If you are interested in a specific subset of these elements, the run table can easily be tailored to suit your needs. Other elements my also be possible.
The greatest advantage of secondary ion mass spectrometry (SIMS) is the high spatial resolution. Unlike other techniques, ion-probe analyses have the ability to perform measurements from analytical volumes of 1 to 5 nanograms of material. As a results, the sputtered pit geometry typically has a diameter of ~15 5o 25 microns, and a depth of ~2 microns. To take advantage of the relatively slow sputter rate, we will mount mineral grains (e.g., zircons) in soft indium metal to expose the euhedral mineral face parallel to the sample surface (see Sample Prep. page for more details about mounting). Using this approach, analyses performed on the sample surface will provide information about the change in composition and/or age with depth below the initial surface.

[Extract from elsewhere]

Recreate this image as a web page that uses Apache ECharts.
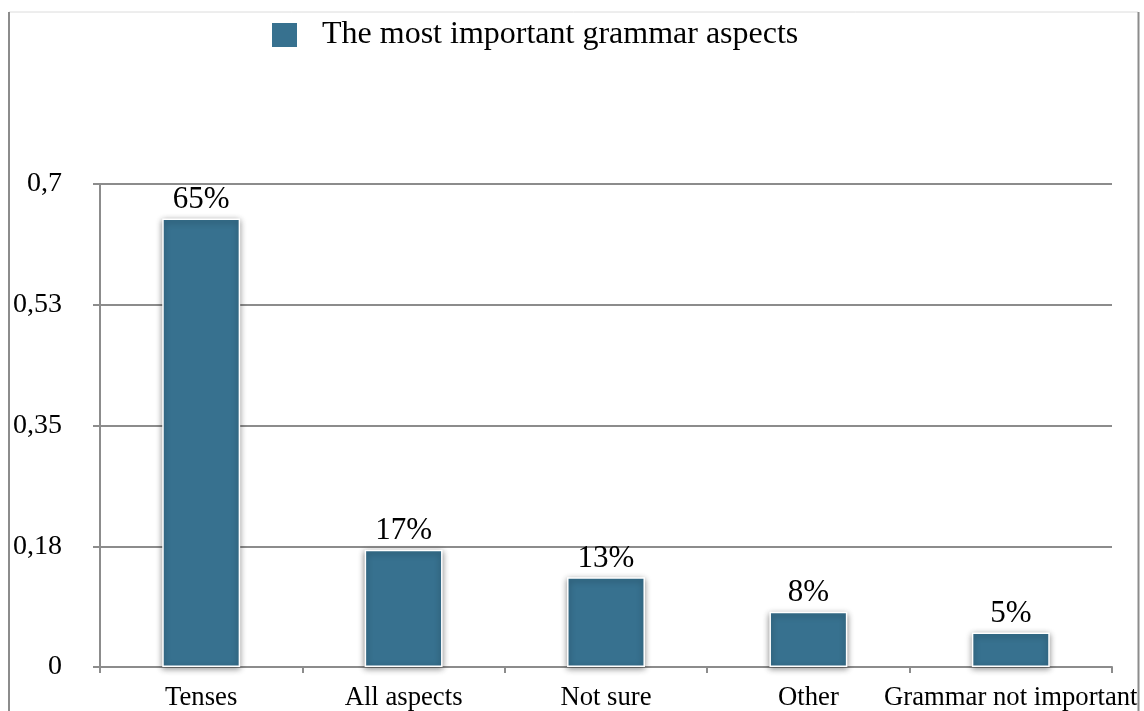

We commonly use this approach for measuring the age of thin (<1 micron) metamorphic rims on zircons (see example). For obtaining zircon U-Pb or U-Th ages that from young volcanic rocks, we analyze the zircon surfaces by depth profiling because the zircon surface records the last crystallization event and has the highest probability to correspond to the eruption age sample. There are many examples where this approach yields ages that are within error of Ar-Ar or other measure of eruption age for the same sample, and many examples where the zircon surfaces are record only older crystallization ages.
The example below is from a high-U (2000 ppm) metamorphic zircon rim, showing a well-resolved 22.5 Ma rim, that is approximately 450 nanometer thick. After 450 nanometers, the age begins to steadily increase because the pit is sputtering into an older interior of the grain. However, because the pit geometry is bowl-shaped, the increase in age after 450 nanometers defines a mixing trend between the 22.5 Ma rim and ~500 Ma core. If the sputtered spot was better focused, with steep sides and a flat bottom, this transition could be better resolved. However, SIMS analyses will always implant material over the duration of the analysis, so there will always be some mixing between depth-resolved zones. The 3D image of the pit geometry and pit-depths was acquired by white-light interferometry at UC Santa Cruz.